I’ve been known to bleed simultaneously from three fingers in the back of an Uber en route to a first date; only to arrive at the bar with each fresh wound semi-mummified in toilet paper.
I’ve had to leave meetings because my anxiety-ravaged cuticles have bled onto my notepad. I’ve had to excuse myself from Zoom meetings because a thin trail of blood is coiling around my wrist.
A period leak or a bloody nose is a mishap. A torn weeping epicuticle is a cry for help.
A few years ago I turned to my local rose-hued nail salon for a solution, and it came in the form of SNS.
Essentially an alchemical paper maché for your nails, it’s the process of building up the surface of your nail surface by individually plunging them between wet chemicals and dry pigmented dipping power, shaving them smooth with an eclectic buffer tool, and filing them into submission – whichever shape you please!
Once, to feel something, I selected the coffin.
This bi-monthly ritual provided a temporary solve.
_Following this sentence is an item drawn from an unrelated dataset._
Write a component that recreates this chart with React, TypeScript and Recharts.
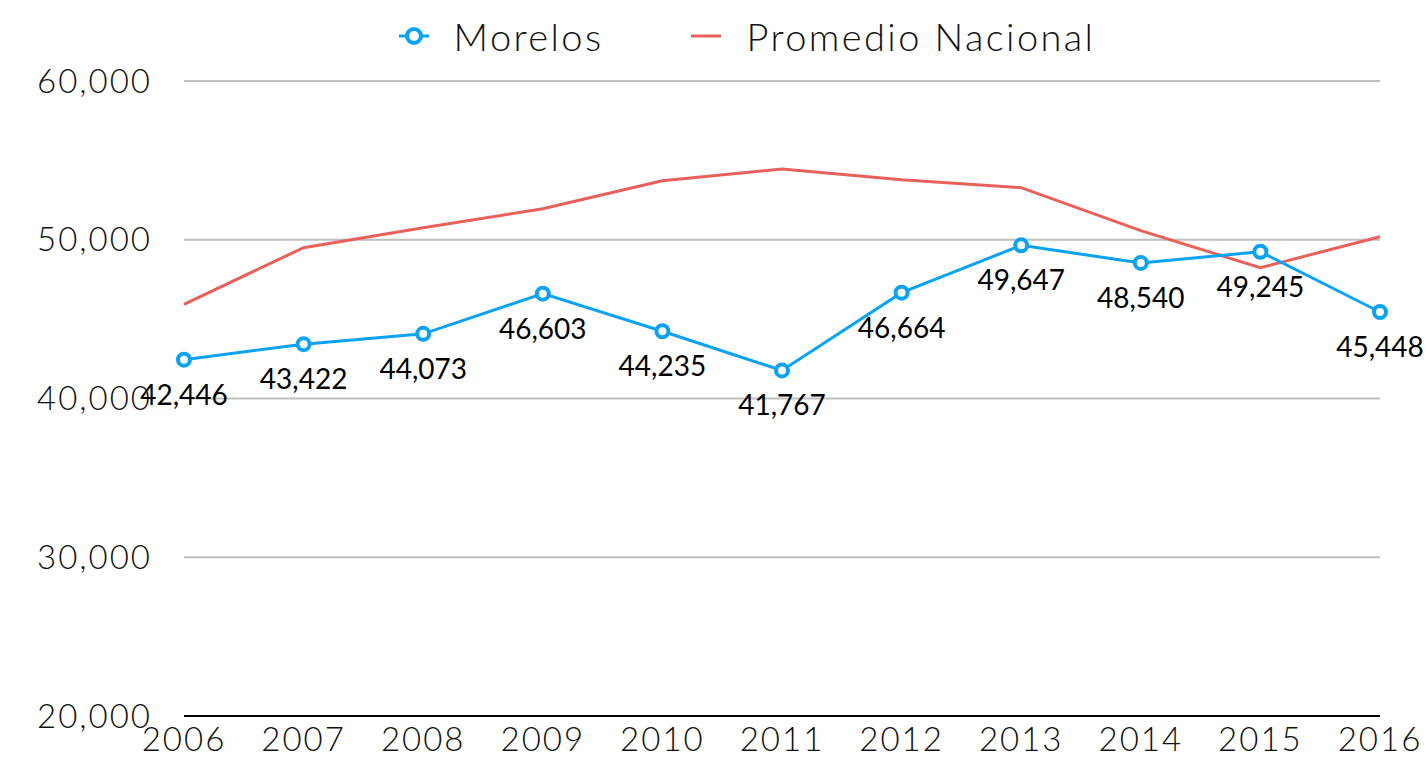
import React from "react";
import { CartesianGrid, LabelList, Line, LineChart, XAxis, YAxis } from "recharts";

const years = ["2006", "2007", "2008", "2009", "2010", "2011", "2012", "2013", "2014", "2015", "2016"];
const morelos = [42446, 43422, 44073, 46603, 44235, 41767, 46664, 49647, 48540, 49245, 45448];
const promedioNacional = [45930, 49500, 50750, 51950, 53720, 54460, 53780, 53280, 50570, 48240, 50190];
const yTicks = [20000, 30000, 40000, 50000, 60000];

const data = years.map((year, i) => ({
  year,
  morelos: morelos[i],
  promedio: promedioNacional[i],
}));

const BLUE = "#0aa2f2";
const RED = "#e8605a";
const AXIS_FONT = "Lato, 'Noto Sans', sans-serif";

const fmt = (v: number) => v.toLocaleString("en-US");

const tickStyle = {
  fontFamily: AXIS_FONT,
  fontWeight: 300,
  fontSize: 33,
  fill: "#111",
  letterSpacing: 2,
};

function ValueLabel(props: any) {
  const { x, y, value } = props;
  return (
    <text
      x={x}
      y={y + 34}
      textAnchor="middle"
      dominantBaseline="central"
      fontFamily="Lato, sans-serif"
      fontSize={28}
      fill="#000"
    >
      {fmt(value)}
    </text>
  );
}

function TopLegend() {
  return (
    <div
      style={{
        position: "absolute",
        top: 13,
        left: 0,
        width: 1426,
        display: "flex",
        justifyContent: "center",
        alignItems: "center",
        fontFamily: AXIS_FONT,
        fontWeight: 300,
        fontSize: 38,
        letterSpacing: 2.4,
        color: "#111",
        paddingLeft: 68,
        boxSizing: "border-box",
      }}
    >
      <svg width={30} height={20} style={{ marginRight: 25 }}>
        <line x1={0} y1={10} x2={30} y2={10} stroke={BLUE} strokeWidth={3} />
        <circle cx={15} cy={10} r={7} fill="#fff" stroke={BLUE} strokeWidth={4} />
      </svg>
      <span style={{ marginRight: 88 }}>Morelos</span>
      <svg width={30} height={20} style={{ marginRight: 25 }}>
        <line x1={0} y1={10} x2={30} y2={10} stroke={RED} strokeWidth={3} />
      </svg>
      <span>Promedio Nacional</span>
    </div>
  );
}

export default function App() {
  return (
    <div style={{ position: "absolute", left: 0, top: 0, width: 1426, height: 758, background: "#fff" }}>
      <TopLegend />
      <LineChart width={1426} height={758} data={data} margin={{ top: 81, right: 46, left: 0, bottom: 0 }}>
        <CartesianGrid vertical={false} stroke="#bfbfbf" strokeWidth={2} />
        <XAxis
          dataKey="year"
          scale="point"
          padding={{ left: 0, right: 0 }}
          height={42}
          axisLine={{ stroke: "#000", strokeWidth: 2 }}
          tickLine={false}
          tickSize={0}
          tickMargin={12}
          tick={tickStyle}
        />
        <YAxis
          domain={[20000, 60000]}
          ticks={yTicks}
          width={184}
          axisLine={false}
          tickLine={false}
          tickSize={0}
          tickMargin={32}
          tickFormatter={fmt}
          tick={tickStyle}
        />
        <Line
          dataKey="promedio"
          stroke={RED}
          strokeWidth={3}
          dot={false}
          activeDot={false}
          isAnimationActive={false}
        />
        <Line
          dataKey="morelos"
          stroke={BLUE}
          strokeWidth={3}
          dot={{ r: 6, fill: "#fff", stroke: BLUE, strokeWidth: 4 }}
          activeDot={false}
          isAnimationActive={false}
        >
          <LabelList dataKey="morelos" content={ValueLabel} />
        </Line>
      </LineChart>
    </div>
  );
}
I couldn’t bite through the colourful mass that sat atop my nails, and I could barely get my teeth around the fleshly edges of my cuticles, even in moments of maximum pandemonium and duress.
And so I sailed calmly on with my personal nail shields in place… until the lockdown meant this was no longer an option.
When the too-persistent SNS coating finally came free of my nails after about 5-weeks away from the salon, I was quite frankly shocked.
My nails looked awful… worse than ever; peeling, flimsy, dented in strange corrugations like a tired tin roof.
And so weak. I could barely use my hands to towel dry my body after a shower – they were so damaged.
It was from this moment of self-diagnosed physical impairment that my pursuit of healthy, natural, and durable nails began.
I craved freedom; freedom from the blood spills, the compulsive biting, the routine (and very expensive) chemical salon procedures, and the shame. Here’s how I started.
Safely remove all traces of old polish, gels, and glues. Ideally, this would be done professionally at your local salon, but if you’re unable to do so, try this rollout: Buff off the top layer with a gentle nail file. Soak a cotton pad in acetone and place it on top of each nail. Wrap each nail in foil and wait for about 20-30 minutes. Gently remove the foil and with it, the polish.
Be present to the everyday situations that give you the inclination to bite your nails. For me, it’s client meetings, the scary part in a film, or if I’m having a serious chat with my boyfriend about our future plans. I found having a nice hand cream lying around or a hair tie to play with means I am less likely to pick!
Pop by your local chemist and get some medical-grade supplies. I purchased a gentle nail buffer, an emery board for shaping, cuticle oil (we love Essie Nail Care Apricot Oil Cuticle Treatment, OPI Pro Spa Nail & Cuticle Oil To Go, and L'Occitane Shea Nourishing Nail and Cuticle Oil) and a nourishing nail serum.
Speak to the pharmacist and they might be able to help you find a more targeted solution. (This kit by Bare Hands is also beautiful if you feel like a fancy treat!)
Like breaking up with any bad habit, rebuilding the health of my nails (and my relationship with them!) took time and attention every single day.
Part of that included routine moisturising, a light trimming off any loose skin that I would be prone to pick, daily cuticle massage with oil, plus a light file and buff every 3-4 days. I also keep my nails short, clean, and lightly polished which means I’m less inclined to chomp.
After a few weeks of regular upkeep, I am pleased to report that my nails are in good shape. They’re smooth, shiny, and strong, and I feel much less resentful towards them. From time to time, I catch myself bringing my hand up to my mouth but that’s ok. Breaking up with a bad habit takes practice. What I can do is try.
As a clinically depressed and self-employed creative whose emotional pendulum swings between rushed deadlines, saccharine Instagram gratification, and the anticipation of getting paid – the relationship between myself and my nails will never be easy.
Yet, as I gaze down on them now as I type and spot a glint of light reflecting off their buffed shiny surface, I feel a hint of pride I may not have felt otherwise.